The Croydon community at large awaits with an element of anxiety and panic to foresee how the shape and size of the cuts in services will affect them.

Most certainly these measures appears unavoidable to meet the austerity measures dramatically taken by the central Government. I trust these cuts in services will hit our community in some form or another.

Since the services delivered to the public is scaled down, it will only be a timely and apt gesture on the part of the council to reduce the council tax by a good five per cent. This in realistic terms boils down to simple arithmetic.

It will be the responsibility of the council leader to look at ways and means of cutting down waste within the council and improving efficiency.

Primarily, the number of councillors should be reduced and their salaries reduced by a considerable measure.
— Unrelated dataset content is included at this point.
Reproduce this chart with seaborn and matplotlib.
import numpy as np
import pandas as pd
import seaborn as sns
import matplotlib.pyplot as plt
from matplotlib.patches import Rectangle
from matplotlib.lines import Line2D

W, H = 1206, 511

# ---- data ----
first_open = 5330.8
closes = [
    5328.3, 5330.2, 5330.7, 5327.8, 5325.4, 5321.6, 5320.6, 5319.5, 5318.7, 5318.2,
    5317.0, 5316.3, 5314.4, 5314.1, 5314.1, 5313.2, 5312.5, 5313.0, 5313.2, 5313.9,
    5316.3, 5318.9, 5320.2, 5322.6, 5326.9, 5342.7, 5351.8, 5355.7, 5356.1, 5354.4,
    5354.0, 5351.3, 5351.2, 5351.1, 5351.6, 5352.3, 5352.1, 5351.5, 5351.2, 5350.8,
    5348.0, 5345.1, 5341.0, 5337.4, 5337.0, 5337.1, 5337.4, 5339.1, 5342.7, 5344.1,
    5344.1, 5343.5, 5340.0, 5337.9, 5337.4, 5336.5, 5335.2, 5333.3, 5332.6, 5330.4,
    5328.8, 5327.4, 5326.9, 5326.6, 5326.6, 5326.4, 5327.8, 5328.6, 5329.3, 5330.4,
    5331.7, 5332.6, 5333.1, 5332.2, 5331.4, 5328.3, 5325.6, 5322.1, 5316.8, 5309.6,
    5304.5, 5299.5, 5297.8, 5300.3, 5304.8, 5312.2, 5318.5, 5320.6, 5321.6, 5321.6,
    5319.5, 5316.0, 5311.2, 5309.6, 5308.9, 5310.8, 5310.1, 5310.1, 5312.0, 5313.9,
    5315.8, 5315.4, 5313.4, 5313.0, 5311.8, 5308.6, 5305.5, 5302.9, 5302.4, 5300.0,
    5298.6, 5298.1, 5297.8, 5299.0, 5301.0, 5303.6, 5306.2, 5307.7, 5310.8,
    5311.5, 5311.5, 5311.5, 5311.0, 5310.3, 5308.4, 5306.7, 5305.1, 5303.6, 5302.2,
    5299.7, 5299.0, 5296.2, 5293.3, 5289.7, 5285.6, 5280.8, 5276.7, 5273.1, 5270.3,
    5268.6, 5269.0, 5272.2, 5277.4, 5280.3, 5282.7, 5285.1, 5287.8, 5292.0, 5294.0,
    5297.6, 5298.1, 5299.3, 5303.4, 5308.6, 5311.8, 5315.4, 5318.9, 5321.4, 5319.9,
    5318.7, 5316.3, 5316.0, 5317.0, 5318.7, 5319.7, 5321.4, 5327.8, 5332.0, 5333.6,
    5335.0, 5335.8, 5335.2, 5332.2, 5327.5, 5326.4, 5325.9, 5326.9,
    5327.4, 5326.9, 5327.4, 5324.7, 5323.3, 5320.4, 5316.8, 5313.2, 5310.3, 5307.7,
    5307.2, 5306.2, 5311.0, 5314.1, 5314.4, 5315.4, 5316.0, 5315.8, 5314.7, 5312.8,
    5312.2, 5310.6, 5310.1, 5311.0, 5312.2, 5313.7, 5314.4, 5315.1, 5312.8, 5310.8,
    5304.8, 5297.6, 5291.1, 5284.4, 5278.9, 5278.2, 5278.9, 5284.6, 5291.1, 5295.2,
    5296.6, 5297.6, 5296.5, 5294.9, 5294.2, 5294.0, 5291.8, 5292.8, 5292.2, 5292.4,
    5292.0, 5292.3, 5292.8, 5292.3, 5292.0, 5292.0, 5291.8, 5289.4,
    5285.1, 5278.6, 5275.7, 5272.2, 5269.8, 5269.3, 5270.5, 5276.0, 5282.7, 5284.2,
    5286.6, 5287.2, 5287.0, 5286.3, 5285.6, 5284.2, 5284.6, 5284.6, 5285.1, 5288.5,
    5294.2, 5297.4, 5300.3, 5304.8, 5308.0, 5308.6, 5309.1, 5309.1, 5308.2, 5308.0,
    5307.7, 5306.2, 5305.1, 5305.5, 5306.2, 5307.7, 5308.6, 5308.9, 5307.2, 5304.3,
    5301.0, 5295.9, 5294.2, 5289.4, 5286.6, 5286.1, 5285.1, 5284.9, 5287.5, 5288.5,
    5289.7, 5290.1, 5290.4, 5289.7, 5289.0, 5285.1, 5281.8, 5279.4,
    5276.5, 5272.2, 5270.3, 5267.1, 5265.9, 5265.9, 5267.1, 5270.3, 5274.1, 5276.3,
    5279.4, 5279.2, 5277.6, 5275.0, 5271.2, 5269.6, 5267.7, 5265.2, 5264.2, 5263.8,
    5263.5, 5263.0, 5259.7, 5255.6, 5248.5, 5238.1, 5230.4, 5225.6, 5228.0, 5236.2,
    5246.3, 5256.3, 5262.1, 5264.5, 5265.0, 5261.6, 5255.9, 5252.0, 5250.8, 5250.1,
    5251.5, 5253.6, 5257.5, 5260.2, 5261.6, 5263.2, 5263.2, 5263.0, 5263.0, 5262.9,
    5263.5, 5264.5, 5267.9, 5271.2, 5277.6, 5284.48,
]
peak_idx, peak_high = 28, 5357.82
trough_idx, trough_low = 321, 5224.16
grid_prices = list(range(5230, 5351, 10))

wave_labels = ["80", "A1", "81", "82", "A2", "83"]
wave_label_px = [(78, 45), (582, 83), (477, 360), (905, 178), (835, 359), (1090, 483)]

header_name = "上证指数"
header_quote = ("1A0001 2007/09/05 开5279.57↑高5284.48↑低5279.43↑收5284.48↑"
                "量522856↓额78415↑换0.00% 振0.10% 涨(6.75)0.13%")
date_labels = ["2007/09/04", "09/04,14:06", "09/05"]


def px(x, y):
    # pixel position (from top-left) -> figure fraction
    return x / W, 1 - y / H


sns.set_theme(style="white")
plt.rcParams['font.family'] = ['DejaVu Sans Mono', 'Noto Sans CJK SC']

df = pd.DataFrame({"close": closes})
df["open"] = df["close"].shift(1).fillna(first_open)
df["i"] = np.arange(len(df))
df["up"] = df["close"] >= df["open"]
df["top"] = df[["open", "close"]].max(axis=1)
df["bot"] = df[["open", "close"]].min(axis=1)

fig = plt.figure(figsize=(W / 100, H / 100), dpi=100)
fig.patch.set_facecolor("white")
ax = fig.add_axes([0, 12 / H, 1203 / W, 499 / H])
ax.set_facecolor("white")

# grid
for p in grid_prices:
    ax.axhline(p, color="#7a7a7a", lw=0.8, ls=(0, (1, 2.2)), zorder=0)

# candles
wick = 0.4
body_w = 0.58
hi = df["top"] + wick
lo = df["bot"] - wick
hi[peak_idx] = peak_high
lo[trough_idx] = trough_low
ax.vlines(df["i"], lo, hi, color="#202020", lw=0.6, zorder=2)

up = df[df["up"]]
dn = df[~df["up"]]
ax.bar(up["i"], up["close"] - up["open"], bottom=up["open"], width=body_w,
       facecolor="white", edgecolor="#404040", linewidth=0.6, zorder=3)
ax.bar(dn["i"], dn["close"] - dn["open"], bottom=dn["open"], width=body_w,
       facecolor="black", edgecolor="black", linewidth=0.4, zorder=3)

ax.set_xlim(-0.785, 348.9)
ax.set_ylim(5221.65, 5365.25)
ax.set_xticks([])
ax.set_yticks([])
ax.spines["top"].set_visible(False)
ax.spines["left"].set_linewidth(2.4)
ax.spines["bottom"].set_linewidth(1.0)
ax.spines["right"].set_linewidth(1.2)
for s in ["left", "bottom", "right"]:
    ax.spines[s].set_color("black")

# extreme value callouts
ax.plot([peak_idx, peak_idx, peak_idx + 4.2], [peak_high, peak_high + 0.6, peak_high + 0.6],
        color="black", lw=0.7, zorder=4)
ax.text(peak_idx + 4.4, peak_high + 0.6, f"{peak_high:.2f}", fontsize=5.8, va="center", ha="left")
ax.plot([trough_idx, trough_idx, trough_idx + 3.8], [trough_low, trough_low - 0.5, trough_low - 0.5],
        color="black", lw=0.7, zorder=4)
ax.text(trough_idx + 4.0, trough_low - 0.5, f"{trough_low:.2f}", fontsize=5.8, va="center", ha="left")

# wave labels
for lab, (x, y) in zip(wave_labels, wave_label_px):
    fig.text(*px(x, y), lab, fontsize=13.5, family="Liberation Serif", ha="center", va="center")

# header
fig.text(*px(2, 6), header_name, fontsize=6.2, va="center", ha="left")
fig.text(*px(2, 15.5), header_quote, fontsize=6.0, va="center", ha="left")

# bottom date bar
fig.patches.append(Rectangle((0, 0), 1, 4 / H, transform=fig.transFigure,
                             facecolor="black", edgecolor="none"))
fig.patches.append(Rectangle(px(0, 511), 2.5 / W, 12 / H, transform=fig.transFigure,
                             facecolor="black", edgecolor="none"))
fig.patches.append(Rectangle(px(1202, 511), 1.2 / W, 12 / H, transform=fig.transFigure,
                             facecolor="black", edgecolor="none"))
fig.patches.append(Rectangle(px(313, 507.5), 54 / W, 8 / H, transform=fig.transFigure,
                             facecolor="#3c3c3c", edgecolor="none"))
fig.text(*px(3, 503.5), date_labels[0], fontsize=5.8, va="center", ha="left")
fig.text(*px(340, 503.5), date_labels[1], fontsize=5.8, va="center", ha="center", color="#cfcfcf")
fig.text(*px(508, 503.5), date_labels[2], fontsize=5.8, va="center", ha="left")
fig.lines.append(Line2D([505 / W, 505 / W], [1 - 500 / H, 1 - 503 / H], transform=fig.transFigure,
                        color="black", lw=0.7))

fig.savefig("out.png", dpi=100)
Taking a leaf out of the strategy adopted by Barnet Council, the councillors should be made more accountable, patrolling the main town centres of respective wards and meeting the community and having the saturday surgeries on the streets. I am sure this will bring to the forefront, a plethora of new ideas, innovative in nature to invigorate our borough with more conviction.

While facing the unenviable task of cutting the waste within, the leader should make the council more transparent and accountable, which seems to be the fashion of the day. The chief executive, is value for money in his role or should he be sharing responsibilities with the neighbouring borough of Sutton, to learn new lessons and promote efficiency.

The council should come clean and publish the amount of employees circa £100,000 or above and the numbers sub-contracted and presumably working from home, via internet. Are these staff delivering a cost effective service or merely a burden on us, the council tax payers. Our theme should be waste not want not.

It is only timely, the council leadership becomes more pro-active and progressive as a force. So far the services provided over the years, has failed to make London Borough of Croydon stand tall among our neighbouring boroughs, except for the skyscrapers, the planners projected in the town centre.

So with the planned reduction in services across the length and breadth of the borough, the question remains to be asked, will the council performance be lethargic, lackadaisical and lacklustre.